The tzenu’im, Merkava initiates, were drawn from a select few judged to be of the highest moral caliber. They had to prepare themselves for their experience by fasting, then embarked on what was believed to be an extraordinarily dangerous visionary journey through seven “heavenly dwellings,” each one guarded by a hostile angel. It was in these heavenly dwellings that the magical element of Merkava training came into play. The initiate used specific magical formulas—referred to in Merkava literature as “seals”—in order to control, or at least placate, the guardians.
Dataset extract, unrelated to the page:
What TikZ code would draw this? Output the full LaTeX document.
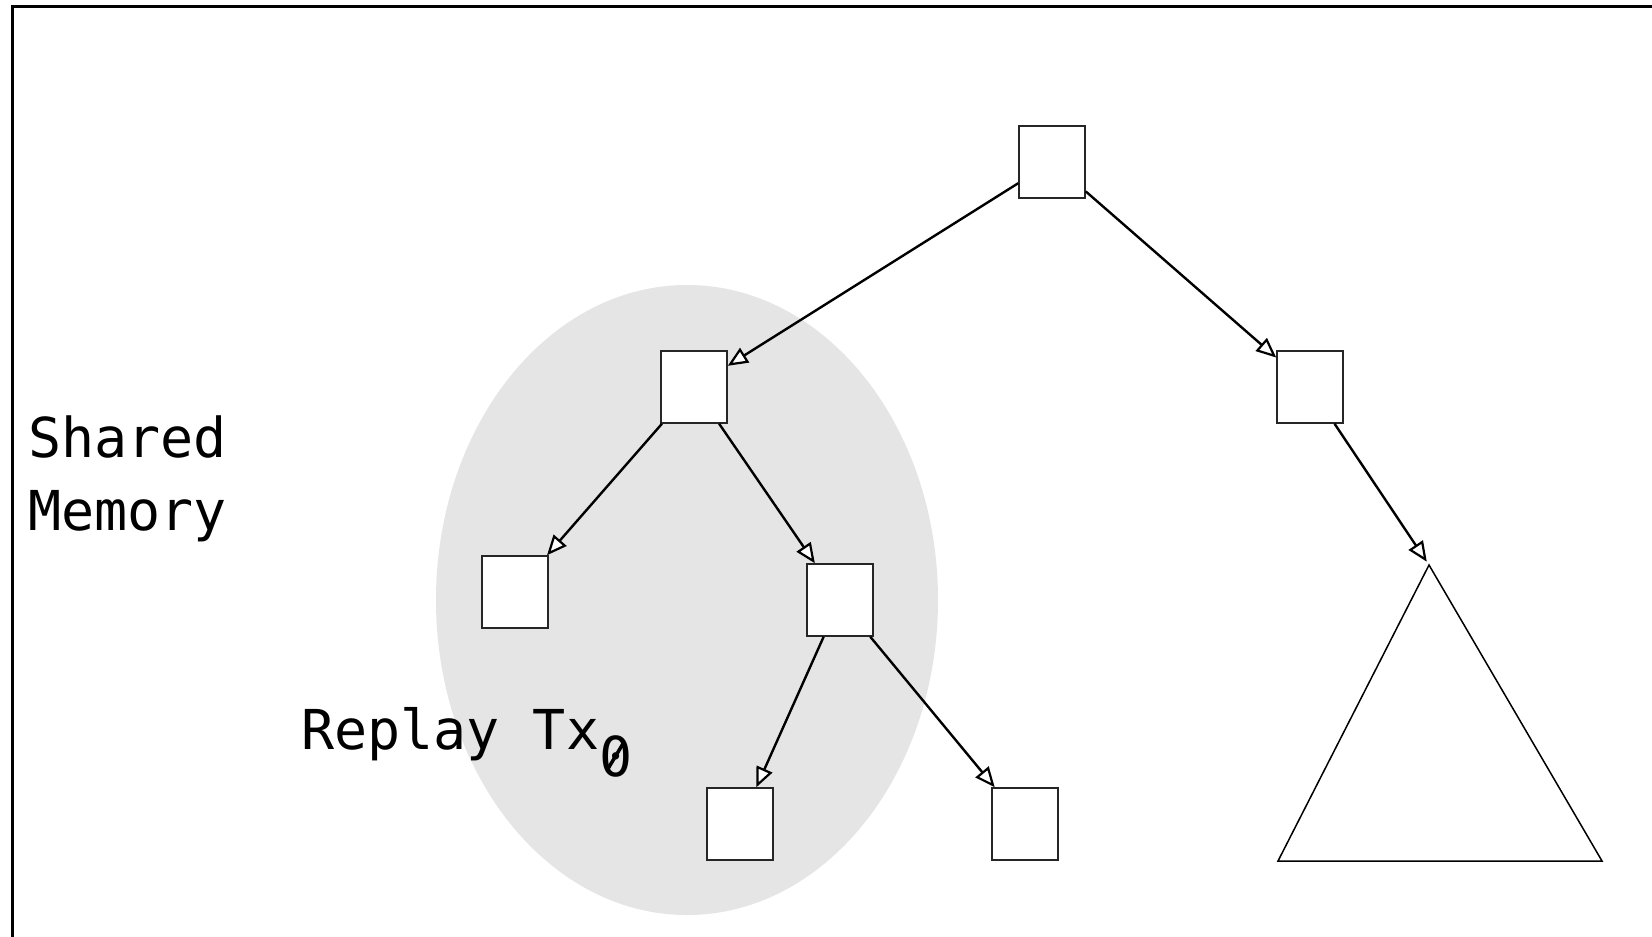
\documentclass[tikz,border=0pt]{standalone}
\usepackage{fontspec}
\setmonofont{DejaVu Sans Mono}
\usetikzlibrary{arrows.meta}
\begin{document}
\begin{tikzpicture}[x=1pt,y=-1pt,
  treenode/.style={draw=black!85,line width=1.5pt,fill=white,minimum width=66pt,minimum height=72pt,inner sep=0pt},
  link/.style={line width=2.4pt,-{Triangle[length=20pt,width=17pt,fill=white,line width=2.2pt]}},
  lbl/.style={font=\ttfamily\fontsize{55}{73}\selectfont,inner sep=0pt,anchor=base west,align=left}]
\clip (0,0) rectangle (1652,937);
\fill[white] (0,0) rectangle (1652,937);
% outer frame
\draw[line width=3pt] (12,6) rectangle (1720,1000);
% replay region
\fill[black!10] (687,600) ellipse [x radius=251, y radius=315];
% tree nodes
\node[treenode] (root) at (1052,162) {};
\node[treenode] (l) at (694,387) {};
\node[treenode] (r) at (1310,387) {};
\node[treenode] (ll) at (515,592) {};
\node[treenode] (lr) at (840,600) {};
\node[treenode] (lrl) at (740,824) {};
\node[treenode] (lrr) at (1025,824) {};
% subtree
\coordinate (apex) at (1429,565);
\draw[line width=1.5pt,line join=miter] (apex) -- (1278,861) -- (1602,861) -- cycle;
% links
\draw[link] (root) -- (l);
\draw[link] (root) -- (r);
\draw[link] (l) -- (ll);
\draw[link] (l) -- (lr);
\draw[link] (lr) -- (lrl);
\draw[link] (lr) -- (lrr);
\draw[link,shorten >=4pt] (r) -- (apex);
% labels
\node[lbl] (shared) at (28,530) {Shared\\Memory};
\node[lbl] (replay) at (301,749) {Replay Tx};
\node[lbl] (sub) at ([yshift=-27pt]replay.base east) {0};
% slashed zero
\draw[line width=3.5pt] ([shift={(9,-8)}]sub.base west) -- ([shift={(24,-33)}]sub.base west);
\end{tikzpicture}
\end{document}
It was believed that use of the wrong seal could prove fatal, or at best result in serious injury.

Once the journey through the celestial spheres was completed, these explorers of the supernatural world (Yorde Merkava) were convinced they would be granted sight of the divine throne—the same vision encountered by Ezekiel on the banks of the Chebar.

Although initially viewed with distrust by mainstream Judaism—the Talmud suggests that half of those who take the celestial journey will die or go mad—Merkava doctrines evolved over centuries to become the mystical heart of the Jewish religion. In developed form, they constitute that body of teaching now known as the Holy Qabalah. It is a body of teaching that has profoundly influenced the practice of magic and the techniques of spirit contact in the Western world right down to the present day. But it is important to note that the influence of spirit contact has not been confined to the Western world.